Block I/O has been the mainstay of computer storage for the best part of five decades. In that time, we’ve seen error-detection codes used to fix block corruption, SCSI invented as a way to use drives with much higher defect counts, and redundant array of inexpensive disks (RAID) as a way to nail drive failures at the macroscopic level.
All of these storage technologies deserve a place in an IT Hall of Fame. They each allowed the storage industry to move to a new plateau of stability. But simple error-correction codes no longer correct errors on drives; we’ve moved on from SCSI to newer interfaces (though SCSI still forms the background for most of them) and now RAID is moving into its twilight stage.
RAID uses either mirroring or parity blocks to protect data integrity. Basic RAID is designed to tolerate a single drive failure, but drive densities have reached the point where the window to rebuild a failed drive is so long that another failure could occur and cause data to be lost.
More advanced RAID solutions have attempted to solve the problem, but there are hardware costs and much longer write times involved. Worse, the added protection means that two drives can fail, but since both are on the same appliance, a relatively long loss of access to data is unavoidable. RAID 6, as this version is called, also mandates that all drives had to be replaceable, which adds a lot of cost.

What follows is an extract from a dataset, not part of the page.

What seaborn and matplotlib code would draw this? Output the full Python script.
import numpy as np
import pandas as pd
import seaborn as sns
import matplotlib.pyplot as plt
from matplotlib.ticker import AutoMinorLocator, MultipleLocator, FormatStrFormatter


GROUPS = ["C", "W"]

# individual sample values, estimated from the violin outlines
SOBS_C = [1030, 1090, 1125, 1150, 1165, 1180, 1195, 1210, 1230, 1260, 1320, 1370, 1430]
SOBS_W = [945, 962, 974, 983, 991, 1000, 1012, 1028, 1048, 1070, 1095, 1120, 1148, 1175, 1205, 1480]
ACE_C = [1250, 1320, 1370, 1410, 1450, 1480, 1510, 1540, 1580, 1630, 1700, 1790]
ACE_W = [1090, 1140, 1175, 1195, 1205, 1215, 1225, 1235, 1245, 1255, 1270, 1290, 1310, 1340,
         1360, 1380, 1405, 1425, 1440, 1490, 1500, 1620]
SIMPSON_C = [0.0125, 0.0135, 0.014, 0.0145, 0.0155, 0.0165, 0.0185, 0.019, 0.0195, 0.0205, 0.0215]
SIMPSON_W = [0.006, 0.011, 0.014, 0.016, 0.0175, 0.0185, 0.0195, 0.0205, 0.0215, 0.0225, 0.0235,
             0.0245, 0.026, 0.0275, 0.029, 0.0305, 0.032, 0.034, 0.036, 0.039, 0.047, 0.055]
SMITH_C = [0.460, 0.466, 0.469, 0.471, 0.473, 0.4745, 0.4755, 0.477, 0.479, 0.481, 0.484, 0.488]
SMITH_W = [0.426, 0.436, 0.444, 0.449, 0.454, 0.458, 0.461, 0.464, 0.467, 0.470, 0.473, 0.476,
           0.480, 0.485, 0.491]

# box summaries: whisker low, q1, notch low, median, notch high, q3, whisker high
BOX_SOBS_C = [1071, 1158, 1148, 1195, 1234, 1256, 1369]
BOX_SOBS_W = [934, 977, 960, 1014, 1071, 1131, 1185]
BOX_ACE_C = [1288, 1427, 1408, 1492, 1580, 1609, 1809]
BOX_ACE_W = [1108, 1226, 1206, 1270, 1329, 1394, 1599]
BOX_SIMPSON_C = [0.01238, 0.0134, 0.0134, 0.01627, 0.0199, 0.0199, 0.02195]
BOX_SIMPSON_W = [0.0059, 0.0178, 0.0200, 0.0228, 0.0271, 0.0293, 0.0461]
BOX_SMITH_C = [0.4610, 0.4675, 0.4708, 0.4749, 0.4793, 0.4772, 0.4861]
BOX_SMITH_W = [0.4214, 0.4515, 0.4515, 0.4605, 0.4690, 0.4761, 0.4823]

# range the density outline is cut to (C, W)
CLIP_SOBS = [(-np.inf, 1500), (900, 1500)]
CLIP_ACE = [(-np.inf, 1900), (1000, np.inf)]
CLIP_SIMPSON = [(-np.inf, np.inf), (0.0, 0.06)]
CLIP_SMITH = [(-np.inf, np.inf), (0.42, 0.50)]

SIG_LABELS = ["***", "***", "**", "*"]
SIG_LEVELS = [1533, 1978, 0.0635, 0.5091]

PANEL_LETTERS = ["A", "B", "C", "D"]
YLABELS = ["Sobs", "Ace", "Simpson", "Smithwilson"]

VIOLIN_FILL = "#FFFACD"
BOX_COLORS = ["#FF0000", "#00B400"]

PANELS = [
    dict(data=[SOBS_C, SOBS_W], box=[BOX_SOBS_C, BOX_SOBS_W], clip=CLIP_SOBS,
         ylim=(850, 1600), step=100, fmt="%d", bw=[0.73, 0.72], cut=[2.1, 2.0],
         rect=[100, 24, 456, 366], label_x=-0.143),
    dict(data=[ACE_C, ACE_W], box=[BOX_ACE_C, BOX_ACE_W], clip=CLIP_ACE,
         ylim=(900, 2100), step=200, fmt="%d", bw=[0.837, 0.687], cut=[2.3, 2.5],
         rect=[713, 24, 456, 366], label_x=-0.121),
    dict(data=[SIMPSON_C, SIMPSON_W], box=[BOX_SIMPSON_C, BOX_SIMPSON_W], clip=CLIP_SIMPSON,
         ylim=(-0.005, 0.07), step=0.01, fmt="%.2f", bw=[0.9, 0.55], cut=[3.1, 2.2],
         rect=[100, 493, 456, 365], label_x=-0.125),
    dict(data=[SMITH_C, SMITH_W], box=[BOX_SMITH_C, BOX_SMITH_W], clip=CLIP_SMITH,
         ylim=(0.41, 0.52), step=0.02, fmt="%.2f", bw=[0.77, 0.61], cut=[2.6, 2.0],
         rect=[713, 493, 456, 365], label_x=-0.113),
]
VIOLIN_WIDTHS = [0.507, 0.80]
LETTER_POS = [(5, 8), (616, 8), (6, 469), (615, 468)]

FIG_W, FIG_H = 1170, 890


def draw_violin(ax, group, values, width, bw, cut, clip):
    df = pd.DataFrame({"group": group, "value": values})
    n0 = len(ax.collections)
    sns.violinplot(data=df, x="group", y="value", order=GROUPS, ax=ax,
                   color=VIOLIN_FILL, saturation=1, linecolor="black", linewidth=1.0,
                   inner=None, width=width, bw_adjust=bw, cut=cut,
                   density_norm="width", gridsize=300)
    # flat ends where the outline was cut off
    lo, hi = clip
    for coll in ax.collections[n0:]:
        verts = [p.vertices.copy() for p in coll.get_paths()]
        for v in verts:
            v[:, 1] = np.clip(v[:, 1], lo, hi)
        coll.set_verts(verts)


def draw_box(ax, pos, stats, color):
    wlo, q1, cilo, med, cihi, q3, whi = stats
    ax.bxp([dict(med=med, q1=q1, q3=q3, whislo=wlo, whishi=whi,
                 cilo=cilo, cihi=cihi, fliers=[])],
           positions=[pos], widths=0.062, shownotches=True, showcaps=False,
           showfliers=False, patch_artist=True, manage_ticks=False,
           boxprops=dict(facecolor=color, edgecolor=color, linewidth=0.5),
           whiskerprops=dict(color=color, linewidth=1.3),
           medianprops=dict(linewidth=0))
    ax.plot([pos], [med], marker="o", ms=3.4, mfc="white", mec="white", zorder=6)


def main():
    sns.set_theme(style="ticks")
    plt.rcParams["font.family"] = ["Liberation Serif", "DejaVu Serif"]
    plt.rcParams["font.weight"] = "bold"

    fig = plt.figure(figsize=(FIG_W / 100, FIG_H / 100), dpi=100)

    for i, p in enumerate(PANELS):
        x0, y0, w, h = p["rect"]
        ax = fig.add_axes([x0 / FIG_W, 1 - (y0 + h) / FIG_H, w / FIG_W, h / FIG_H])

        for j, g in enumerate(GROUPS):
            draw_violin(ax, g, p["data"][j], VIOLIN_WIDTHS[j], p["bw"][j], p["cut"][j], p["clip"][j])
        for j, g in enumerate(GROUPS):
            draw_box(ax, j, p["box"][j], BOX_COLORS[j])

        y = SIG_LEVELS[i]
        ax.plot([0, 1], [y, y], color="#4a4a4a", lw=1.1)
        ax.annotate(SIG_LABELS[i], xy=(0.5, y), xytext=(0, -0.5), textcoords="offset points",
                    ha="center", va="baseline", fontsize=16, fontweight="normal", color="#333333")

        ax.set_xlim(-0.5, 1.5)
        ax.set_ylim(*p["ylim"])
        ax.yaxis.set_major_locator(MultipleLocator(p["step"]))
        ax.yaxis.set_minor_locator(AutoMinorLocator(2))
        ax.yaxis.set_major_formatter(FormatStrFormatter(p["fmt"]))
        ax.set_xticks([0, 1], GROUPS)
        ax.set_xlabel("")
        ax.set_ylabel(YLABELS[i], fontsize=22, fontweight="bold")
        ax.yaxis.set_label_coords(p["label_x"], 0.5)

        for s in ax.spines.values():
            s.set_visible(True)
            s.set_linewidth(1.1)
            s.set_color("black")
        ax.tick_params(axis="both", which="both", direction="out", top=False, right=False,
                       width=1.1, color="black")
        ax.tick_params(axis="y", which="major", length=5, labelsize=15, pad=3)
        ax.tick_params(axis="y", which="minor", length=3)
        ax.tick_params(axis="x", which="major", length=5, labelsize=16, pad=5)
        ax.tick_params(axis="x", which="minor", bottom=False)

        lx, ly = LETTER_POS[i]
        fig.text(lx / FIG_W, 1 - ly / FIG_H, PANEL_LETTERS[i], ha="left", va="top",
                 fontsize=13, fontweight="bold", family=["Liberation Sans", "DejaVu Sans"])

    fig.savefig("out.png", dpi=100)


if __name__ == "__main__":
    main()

The arrival of very fast SSD on the scene changed the picture even more. Even single-parity RAID 5 slows writing to SSD drives to an unacceptable level, and RAID 6 is slower than molasses. Clearly, something had to give, and new integrity systems such as replication and erasure coding have offered a way forward.
Replication uses multiple copies of a data object to provide protection. The subtle difference to RAID is that the copies are on different storage appliances, and may even be geographically dispersed. That protects against appliance failures, fire and flood, and major power outages, among other things.
Erasure coding uses a sort of “super-RAID” to add extra blocks to a data set. These blocks can also be dispersed over a number of appliances and the resulting protection can allow three or more drives or appliances to crash before data is unavailable. One common form adds six extra blocks to every 10 of data; this allows up to six failures to occur before the data is unavailable. That’s really powerful protection!
Just as importantly, the new replication approaches don’t need super-expensive RAID arrays to achieve results. Most of the RAID vendors have charged whopping amounts for each drive; the advent of the cloud approach meant that cloud service providers like Google and Amazon had to look for alternatives.
Replication and cheap commodity drives proved to be the answer. Inexpensive consumer drives worked really well in replicated storage systems. The world didn’t end because of any drive durability issues, which turned out to have been overstated.
Taken together, low-cost drives, simple controllers using COTS servers as head nodes, and a much lower price point are making RAID arrays look like IBM’s mainframes did in the 1980s. We are seeing a UNIX-like revolution in storage, with inexpensive COTS-based gear taking major market share from traditional vendors.
The revolution is only just beginning. The cloud has opened the door for very low-margin Chinese vendors to take the same machines they’ve been delivering in the millions to AWS and Google and sell them to the commercial marketplace.
But even these ODMs are caught up in a tsunami of change. We are beginning to evolve to a software-defined storage model where the hardware is somewhat undifferentiated commodity gear, while the configuration and differentiation migrates into software.
The combination of cheap hardware and flexible software means the end of the road for simple, staid, but slow RAID. It won’t happen overnight -- there are still mainframes 30 years after UNIX's arrival -- but RAID development will stop and existing gear will move to a secondary role.
It’s worth noting that there are some subtle differences in the storage revolt compared with the UNIX revolution. SSDs will make hard drives obsolete in just a couple more years, and mainframe hard-disk drive RAID arrays will be like two-horse carriages in a land of Ferraris. The mainframe never faced that level of obsolescence. Likely, the demise of the RAID array will be quick.
Still, EMC Chairman and CEO Joe Tucci will be retiring just before RAID's decline accelerates. EMC went years without permanently losing a bit of data. That’s a superb record and a fitting swan song for the RAID array!